— START Working data —

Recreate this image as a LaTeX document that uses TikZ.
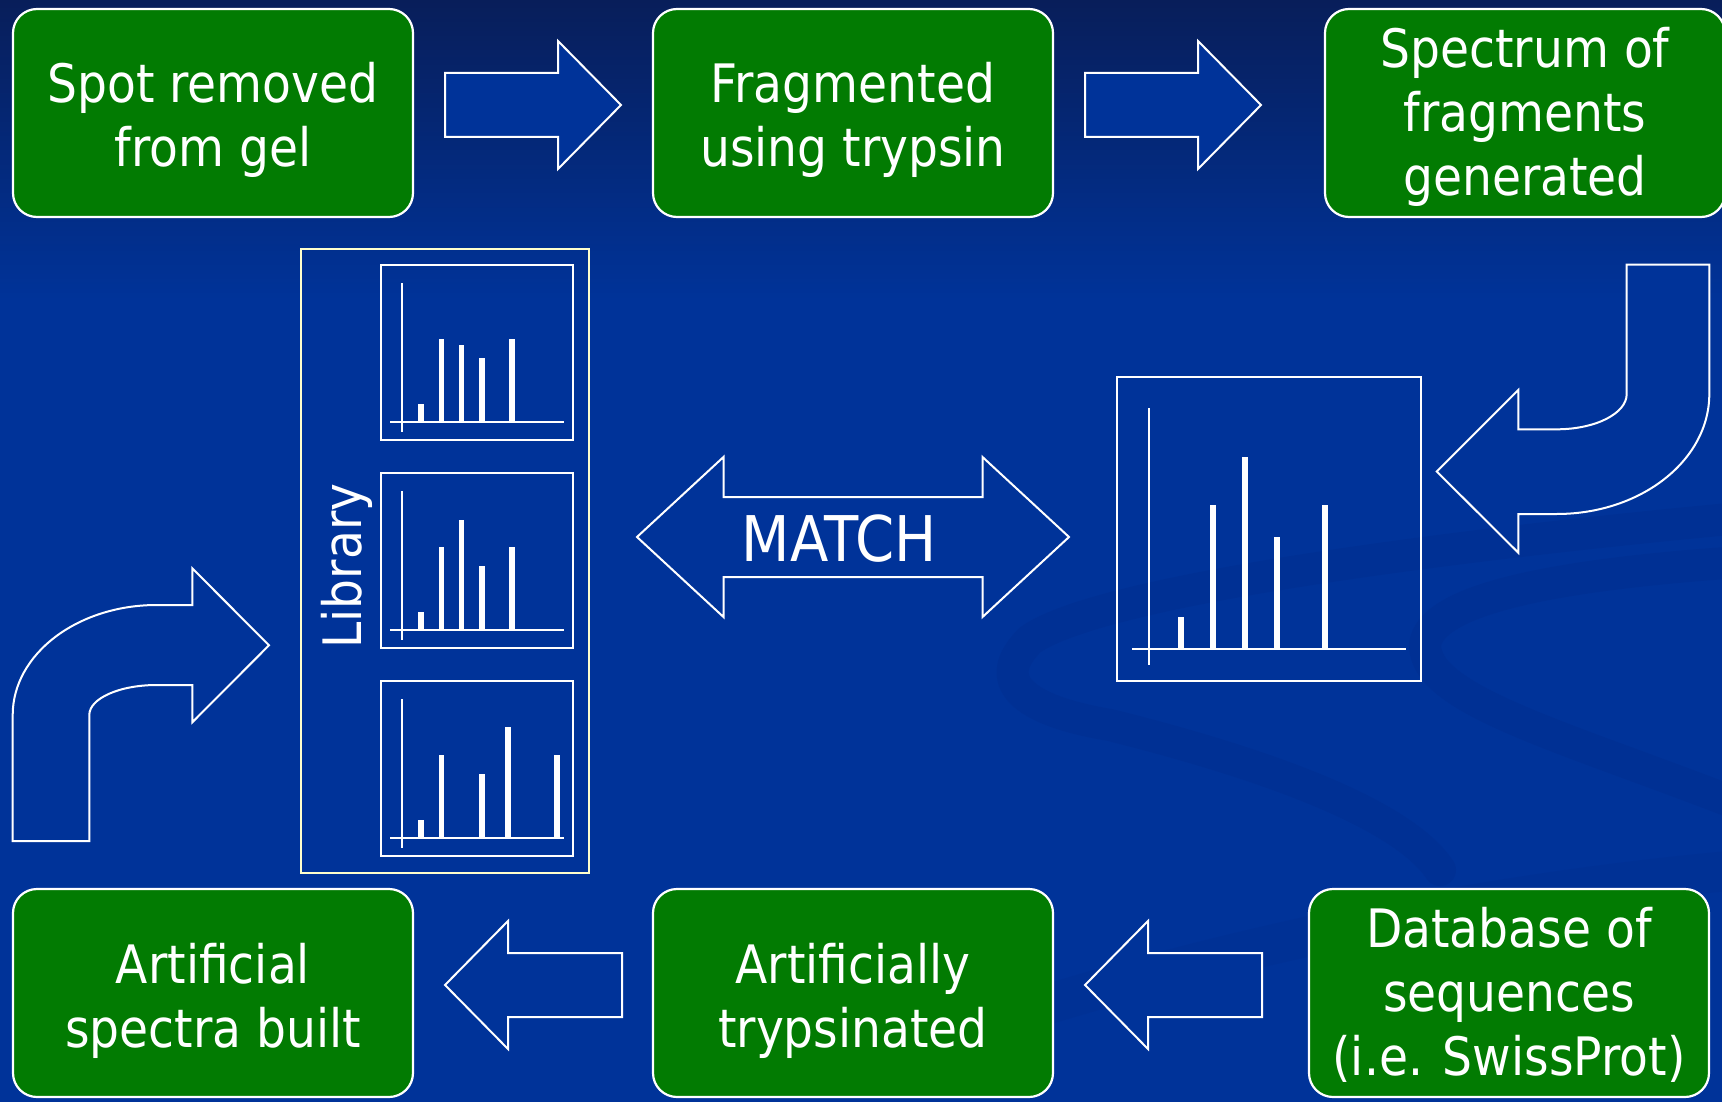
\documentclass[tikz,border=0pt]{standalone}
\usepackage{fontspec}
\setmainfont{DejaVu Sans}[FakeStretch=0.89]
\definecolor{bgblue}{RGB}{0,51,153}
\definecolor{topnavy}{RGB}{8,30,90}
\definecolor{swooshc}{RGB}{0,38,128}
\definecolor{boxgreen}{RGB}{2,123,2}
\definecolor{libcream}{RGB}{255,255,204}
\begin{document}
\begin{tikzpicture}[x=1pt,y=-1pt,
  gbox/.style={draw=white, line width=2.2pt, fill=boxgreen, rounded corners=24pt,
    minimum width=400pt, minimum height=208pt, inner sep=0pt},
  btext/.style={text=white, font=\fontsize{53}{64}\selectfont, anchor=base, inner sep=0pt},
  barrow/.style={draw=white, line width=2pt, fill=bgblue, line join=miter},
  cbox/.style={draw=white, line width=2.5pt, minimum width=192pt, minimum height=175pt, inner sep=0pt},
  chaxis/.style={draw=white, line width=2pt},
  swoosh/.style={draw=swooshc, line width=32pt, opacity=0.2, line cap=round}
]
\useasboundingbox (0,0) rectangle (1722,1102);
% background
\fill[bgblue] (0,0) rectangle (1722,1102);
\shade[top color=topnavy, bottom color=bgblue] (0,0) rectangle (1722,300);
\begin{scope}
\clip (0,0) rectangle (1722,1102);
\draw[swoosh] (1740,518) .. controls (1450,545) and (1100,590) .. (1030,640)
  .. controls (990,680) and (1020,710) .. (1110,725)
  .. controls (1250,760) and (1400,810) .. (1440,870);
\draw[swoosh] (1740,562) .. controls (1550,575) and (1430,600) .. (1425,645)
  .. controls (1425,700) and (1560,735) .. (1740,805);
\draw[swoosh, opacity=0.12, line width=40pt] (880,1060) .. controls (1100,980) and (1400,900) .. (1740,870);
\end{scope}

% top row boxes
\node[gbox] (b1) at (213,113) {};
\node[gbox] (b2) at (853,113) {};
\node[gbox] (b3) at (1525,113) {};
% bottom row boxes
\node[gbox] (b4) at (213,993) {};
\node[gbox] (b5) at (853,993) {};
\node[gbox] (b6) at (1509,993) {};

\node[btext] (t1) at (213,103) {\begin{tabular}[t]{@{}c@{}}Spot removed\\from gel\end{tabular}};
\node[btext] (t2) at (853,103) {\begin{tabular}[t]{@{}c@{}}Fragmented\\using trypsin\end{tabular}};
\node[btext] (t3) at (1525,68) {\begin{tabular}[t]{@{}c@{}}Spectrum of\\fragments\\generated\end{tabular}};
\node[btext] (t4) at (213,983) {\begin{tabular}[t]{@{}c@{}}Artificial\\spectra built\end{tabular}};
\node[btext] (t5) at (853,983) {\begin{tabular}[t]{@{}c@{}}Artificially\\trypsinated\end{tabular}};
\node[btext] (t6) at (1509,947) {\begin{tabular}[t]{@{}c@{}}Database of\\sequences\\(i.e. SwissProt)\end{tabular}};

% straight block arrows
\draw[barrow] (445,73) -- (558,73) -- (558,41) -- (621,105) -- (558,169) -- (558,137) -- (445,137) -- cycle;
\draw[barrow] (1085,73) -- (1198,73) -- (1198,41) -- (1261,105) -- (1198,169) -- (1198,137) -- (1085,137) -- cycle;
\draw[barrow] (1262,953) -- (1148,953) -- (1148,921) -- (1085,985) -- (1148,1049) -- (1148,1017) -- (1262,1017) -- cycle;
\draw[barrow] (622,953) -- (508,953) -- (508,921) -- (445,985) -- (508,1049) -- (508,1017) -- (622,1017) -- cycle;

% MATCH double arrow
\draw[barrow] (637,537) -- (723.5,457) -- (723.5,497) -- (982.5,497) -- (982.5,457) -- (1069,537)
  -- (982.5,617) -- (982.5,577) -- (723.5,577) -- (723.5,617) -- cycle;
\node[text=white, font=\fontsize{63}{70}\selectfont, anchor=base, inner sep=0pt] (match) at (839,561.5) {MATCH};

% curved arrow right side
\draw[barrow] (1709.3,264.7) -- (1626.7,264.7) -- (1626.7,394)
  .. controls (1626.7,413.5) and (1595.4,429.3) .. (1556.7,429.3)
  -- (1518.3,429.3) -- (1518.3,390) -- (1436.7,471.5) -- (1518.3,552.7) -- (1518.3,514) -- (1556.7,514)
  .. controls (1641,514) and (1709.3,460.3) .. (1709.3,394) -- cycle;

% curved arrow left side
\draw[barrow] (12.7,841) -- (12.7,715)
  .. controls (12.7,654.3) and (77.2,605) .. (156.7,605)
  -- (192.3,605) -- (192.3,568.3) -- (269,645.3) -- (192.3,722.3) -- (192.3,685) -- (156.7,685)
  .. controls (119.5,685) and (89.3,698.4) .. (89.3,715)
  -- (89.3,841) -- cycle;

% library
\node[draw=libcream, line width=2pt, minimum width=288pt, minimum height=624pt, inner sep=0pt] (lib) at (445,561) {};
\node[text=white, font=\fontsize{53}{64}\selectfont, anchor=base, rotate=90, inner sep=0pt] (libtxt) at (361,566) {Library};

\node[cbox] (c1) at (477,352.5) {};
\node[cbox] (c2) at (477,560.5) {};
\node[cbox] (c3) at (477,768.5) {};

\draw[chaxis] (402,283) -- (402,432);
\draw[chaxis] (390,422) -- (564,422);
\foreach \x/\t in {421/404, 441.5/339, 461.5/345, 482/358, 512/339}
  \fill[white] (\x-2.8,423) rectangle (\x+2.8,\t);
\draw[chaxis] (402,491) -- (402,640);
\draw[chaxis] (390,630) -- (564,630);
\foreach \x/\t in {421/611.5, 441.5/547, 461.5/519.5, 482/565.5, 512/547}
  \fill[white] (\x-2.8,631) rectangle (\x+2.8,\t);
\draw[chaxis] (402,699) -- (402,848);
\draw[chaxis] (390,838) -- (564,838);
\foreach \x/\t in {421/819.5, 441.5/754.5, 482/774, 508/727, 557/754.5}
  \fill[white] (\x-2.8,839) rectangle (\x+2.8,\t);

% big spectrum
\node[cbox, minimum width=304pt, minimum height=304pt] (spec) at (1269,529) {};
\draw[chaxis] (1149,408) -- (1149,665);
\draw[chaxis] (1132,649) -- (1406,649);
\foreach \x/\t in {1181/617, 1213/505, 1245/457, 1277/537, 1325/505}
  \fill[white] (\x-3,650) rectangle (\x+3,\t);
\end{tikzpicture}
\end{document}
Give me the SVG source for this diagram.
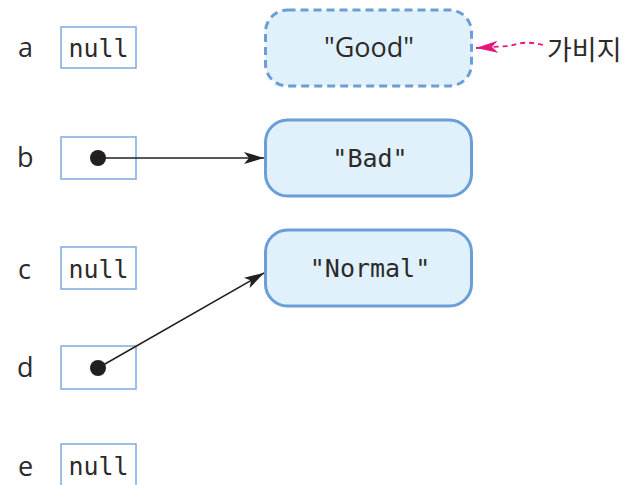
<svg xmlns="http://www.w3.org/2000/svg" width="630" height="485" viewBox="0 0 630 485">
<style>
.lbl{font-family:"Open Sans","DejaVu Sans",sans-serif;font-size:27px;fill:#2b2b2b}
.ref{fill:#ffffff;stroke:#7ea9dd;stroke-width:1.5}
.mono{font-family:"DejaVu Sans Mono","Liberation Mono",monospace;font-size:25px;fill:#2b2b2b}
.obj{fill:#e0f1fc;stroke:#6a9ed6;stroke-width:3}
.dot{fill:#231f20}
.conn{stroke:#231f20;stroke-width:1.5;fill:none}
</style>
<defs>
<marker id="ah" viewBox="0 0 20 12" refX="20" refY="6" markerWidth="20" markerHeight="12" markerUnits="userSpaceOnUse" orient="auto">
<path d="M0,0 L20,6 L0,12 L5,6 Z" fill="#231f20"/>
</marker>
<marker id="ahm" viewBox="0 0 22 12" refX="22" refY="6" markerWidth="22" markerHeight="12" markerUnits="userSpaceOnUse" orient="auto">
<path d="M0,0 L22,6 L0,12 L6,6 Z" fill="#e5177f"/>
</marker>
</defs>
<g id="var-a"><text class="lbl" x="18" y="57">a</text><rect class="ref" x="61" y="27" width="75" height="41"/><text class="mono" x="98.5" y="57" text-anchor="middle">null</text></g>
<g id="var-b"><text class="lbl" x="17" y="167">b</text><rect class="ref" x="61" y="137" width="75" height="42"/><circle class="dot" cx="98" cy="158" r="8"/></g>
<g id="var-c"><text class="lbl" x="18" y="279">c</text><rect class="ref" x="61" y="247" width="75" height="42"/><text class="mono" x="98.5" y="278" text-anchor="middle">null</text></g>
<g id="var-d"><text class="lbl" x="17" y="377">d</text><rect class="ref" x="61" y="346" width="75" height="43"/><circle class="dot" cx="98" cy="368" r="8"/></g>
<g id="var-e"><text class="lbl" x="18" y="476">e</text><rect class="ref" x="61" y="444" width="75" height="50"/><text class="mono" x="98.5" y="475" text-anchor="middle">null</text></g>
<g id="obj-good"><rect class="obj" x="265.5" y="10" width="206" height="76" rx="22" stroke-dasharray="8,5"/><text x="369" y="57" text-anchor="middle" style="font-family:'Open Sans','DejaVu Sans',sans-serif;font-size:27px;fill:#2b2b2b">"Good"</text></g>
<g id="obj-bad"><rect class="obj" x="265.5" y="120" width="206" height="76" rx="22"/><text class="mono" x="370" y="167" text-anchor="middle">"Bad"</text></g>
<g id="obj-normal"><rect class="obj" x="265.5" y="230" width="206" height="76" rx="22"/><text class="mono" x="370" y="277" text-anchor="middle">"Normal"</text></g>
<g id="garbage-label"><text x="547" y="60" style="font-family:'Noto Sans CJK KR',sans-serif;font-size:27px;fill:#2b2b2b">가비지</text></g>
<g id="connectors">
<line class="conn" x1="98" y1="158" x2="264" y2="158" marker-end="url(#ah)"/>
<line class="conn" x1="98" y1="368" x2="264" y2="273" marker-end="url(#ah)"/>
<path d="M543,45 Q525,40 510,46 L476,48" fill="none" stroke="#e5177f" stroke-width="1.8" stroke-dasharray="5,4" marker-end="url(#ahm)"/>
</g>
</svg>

— END Working data —

• [Exercise details] Pull out every line in the data above that has the word "this".

• [Result]
Recreate this image as a LaTeX document that uses TikZ.
Give me the SVG source for this diagram.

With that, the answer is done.